Muhammad tahu betapa besar perhatian bibi Fathimah. Pagi sebelum berangkat, diantarnya ia hingga ke mulut pintu, diberinya bungkusan berisi bekal untuk kebutuhannya sehari suntuk di padang, dan diucapkannya selamat jalan. “Jaga diri dan hati-hati,” pesannya. Kadang, dititipkannya pula ia kepada teman-teman segembalaannya. Sementara menunggu di rumah, Fathimah dirundung gelisah.
Hatinya tak pernah tenang sebelum melihat Muhammad pulang. Maka, tatkala sore tiba, dan Muhammad kembali ke rumah, disambutnya ia dengan wajah secerah purnama, juga dengan pertanyaan berjejal untuk memastikan kalau ia baik-baik saja.

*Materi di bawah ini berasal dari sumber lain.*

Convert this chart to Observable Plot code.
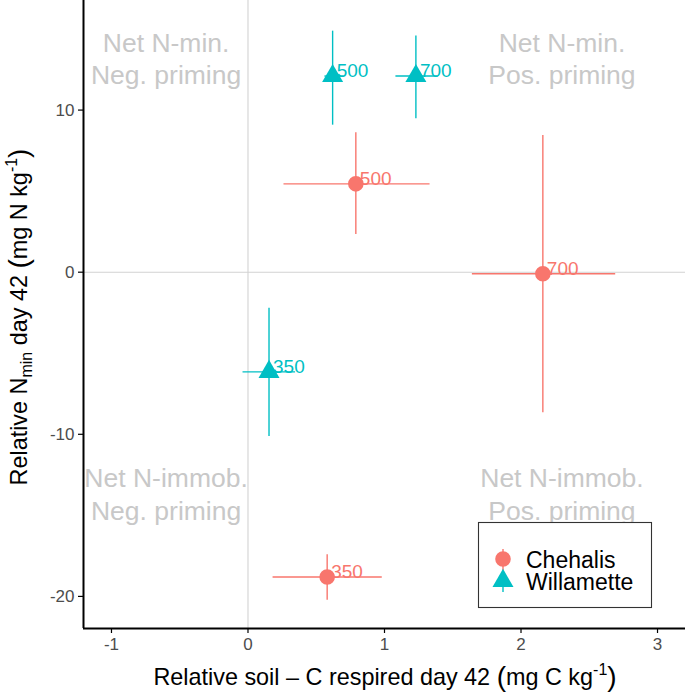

Bersama teman-teman penggembala cilik yang tersebar luas di padang-padang sekitar Makkah, Muhammad menemukan lingkungan baru. Seperti layaknya anak-anak yang sedang berkumpul, mereka saling berbagi pengalaman atau kejadian yang mengusik hati mereka. Muhammad tak luput dari sasaran cerita mereka itu.
Mungkin ia tak pernah melihat langsung bagaimana dengan penuh keberanian bocah-bocah cilik itu bertarung mempertaruhkan jiwa melawan bahaya yang mengancam. Mereka juga bercerita kepada Muhammad tentang pesta yang diadakan di Makkah dari waktu ke waktu, tentang aneka hiburan, permainan, dan berbagai kesenangan lainnya.
Dibujuknya ia supaya datang ke sana bersama mereka. Didesaknya terus-menerus hingga ia akhirnya tergoda dan bermaksud menyaksikan langsung keberadaan pesta itu. la juga ingin seperti anak-anak itu; duduk-duduk di sana sambil ngobrol semalam suntuk.
Suatu hari, teman penggembalanya mendesak Muhammad mengunjungi sebuah pesta yang diadakan di salah satu sudut kota Makkah. Malamnya, berangkatlah ia ke rumah pesta itu. Di sana, untuk pertama kalinya ia mendengar tabuhan rebana, tiupan seruling, alunan lagu, dan hal lain yang biasa dijumpai dalam acara-acara seperti itu.
Muhammad duduk di kejauhan, tak berani mendekat dan berbaur dengan orang-orang, la hanya memperhatikan bagaimana anak-anak muda itu bergelimang pesta. Tetapi, itu hanya sekejap. Sebab, segera setelah itu Allah membuat Muhammad tertidur lelap sepanjang malam. Bahkan, pada paginya pun ia tidak akan bangun kalau tak disengat matahari yang sudah meninggi.
Saat kembali kepada teman-temannya, Muhammad disambut dengan penuh tanda tanya. Mereka berusaha menyibak apa sebenarnya yang telah dialaminya. Tetapi, ia tak banyak menjawab.
Di waktu lain, ia diajak lagi oleh teman-temannya. Tetapi, yang terjadi sama saja dengan sebelumnya. Akhirnya, Muhammad merasa hari-harinya sebagai penggembala mesti diakhiri secepatnya. la harus mencari pekerjaan lain demi membantu pamannya. Mungkin berdagang. Bukankah usianya telah menginjak tiga belas tahun? la yakin sudah bisa bantu-bantu pamannya.